— BEGIN —
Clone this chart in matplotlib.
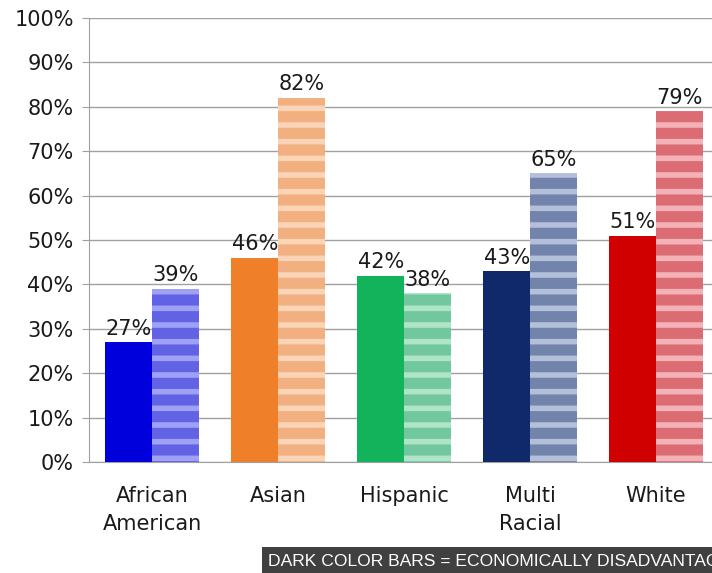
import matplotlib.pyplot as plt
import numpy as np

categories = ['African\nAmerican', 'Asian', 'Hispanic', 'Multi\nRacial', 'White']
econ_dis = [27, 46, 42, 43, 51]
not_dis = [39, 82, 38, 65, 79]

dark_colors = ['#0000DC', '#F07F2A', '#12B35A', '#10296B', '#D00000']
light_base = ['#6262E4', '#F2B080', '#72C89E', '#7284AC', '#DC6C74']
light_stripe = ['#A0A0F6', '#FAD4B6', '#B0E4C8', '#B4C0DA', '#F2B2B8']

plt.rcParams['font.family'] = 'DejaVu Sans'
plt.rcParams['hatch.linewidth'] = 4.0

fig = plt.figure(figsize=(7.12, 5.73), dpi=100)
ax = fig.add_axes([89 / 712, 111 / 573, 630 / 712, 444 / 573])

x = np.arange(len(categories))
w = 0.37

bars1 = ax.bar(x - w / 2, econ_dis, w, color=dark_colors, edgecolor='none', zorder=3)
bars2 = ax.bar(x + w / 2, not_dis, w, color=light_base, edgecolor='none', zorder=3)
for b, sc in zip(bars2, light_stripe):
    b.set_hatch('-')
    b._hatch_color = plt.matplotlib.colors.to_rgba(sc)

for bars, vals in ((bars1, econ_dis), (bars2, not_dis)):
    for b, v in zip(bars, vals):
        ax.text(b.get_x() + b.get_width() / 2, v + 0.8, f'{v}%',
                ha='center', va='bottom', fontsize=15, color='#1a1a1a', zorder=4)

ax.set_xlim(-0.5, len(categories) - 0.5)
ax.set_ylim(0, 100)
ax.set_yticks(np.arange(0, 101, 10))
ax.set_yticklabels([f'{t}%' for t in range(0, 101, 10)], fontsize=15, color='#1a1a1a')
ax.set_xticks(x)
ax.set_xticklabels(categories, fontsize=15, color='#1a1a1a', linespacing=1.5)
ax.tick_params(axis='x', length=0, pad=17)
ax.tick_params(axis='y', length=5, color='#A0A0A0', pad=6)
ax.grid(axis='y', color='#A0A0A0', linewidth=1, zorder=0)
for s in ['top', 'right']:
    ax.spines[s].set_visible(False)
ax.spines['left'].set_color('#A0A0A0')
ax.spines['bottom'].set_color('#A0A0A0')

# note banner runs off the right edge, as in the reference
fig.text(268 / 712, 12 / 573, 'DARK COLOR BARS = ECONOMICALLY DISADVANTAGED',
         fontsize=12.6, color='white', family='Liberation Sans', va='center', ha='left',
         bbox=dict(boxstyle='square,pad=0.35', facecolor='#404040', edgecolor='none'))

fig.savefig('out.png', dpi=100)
— END —
* _Stated exercise_
Repeat only what lies between the start of the data and the end of the line containing "['#A0A0F6', '#FAD4B6', '#B0E4C8', '#B4C0DA', '#F2B2B8']", exactly, with pictures left out.

* _Exercise response_
Clone this chart in matplotlib.
import matplotlib.pyplot as plt
import numpy as np

categories = ['African\nAmerican', 'Asian', 'Hispanic', 'Multi\nRacial', 'White']
econ_dis = [27, 46, 42, 43, 51]
not_dis = [39, 82, 38, 65, 79]

dark_colors = ['#0000DC', '#F07F2A', '#12B35A', '#10296B', '#D00000']
light_base = ['#6262E4', '#F2B080', '#72C89E', '#7284AC', '#DC6C74']
light_stripe = ['#A0A0F6', '#FAD4B6', '#B0E4C8', '#B4C0DA', '#F2B2B8']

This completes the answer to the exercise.